SET TASK:
Beginning with the first line, set down every line through the one containing "import plotly.graph_objects as go", exactly as it appears, but not the pictures.

SUPPLIED MATERIAL:
══════════════════════════════

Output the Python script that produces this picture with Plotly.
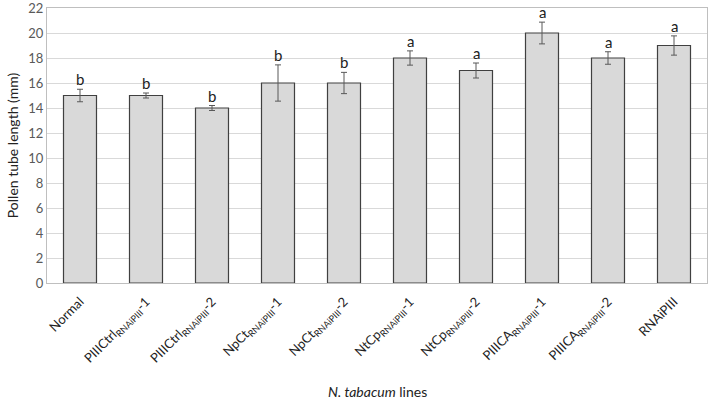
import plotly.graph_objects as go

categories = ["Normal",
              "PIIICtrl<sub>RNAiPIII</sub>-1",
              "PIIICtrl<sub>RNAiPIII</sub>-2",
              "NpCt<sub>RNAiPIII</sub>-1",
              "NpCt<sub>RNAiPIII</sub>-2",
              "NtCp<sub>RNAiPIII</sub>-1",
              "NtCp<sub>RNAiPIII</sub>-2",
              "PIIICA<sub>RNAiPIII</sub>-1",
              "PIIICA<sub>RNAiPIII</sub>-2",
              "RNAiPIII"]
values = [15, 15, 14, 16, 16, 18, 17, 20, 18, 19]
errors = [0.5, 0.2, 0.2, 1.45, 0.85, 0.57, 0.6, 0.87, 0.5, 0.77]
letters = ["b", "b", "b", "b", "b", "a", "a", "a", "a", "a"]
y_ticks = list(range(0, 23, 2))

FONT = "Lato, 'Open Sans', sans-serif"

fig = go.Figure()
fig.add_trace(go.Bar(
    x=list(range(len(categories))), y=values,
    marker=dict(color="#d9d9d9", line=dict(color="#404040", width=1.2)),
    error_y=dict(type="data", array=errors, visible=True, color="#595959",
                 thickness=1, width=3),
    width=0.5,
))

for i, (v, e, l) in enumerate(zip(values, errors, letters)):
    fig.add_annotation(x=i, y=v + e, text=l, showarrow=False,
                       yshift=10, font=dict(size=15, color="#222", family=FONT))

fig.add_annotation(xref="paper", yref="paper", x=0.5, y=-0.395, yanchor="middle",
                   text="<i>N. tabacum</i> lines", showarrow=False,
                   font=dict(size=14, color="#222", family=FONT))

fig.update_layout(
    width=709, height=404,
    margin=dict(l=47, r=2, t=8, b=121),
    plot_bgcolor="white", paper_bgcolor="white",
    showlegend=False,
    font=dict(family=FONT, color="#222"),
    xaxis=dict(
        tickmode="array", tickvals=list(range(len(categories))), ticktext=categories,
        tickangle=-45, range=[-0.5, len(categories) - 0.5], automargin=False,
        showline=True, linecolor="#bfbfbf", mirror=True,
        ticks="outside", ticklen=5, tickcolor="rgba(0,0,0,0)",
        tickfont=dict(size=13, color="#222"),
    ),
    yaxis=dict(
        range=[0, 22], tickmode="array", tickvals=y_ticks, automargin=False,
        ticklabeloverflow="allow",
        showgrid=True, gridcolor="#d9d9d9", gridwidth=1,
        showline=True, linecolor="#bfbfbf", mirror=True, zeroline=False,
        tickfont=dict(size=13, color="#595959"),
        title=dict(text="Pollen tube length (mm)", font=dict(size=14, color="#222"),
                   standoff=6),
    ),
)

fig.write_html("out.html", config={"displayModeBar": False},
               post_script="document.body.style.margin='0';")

══════════════════════════════

RIGHT ANSWER:
Output the Python script that produces this picture with Plotly.
import plotly.graph_objects as go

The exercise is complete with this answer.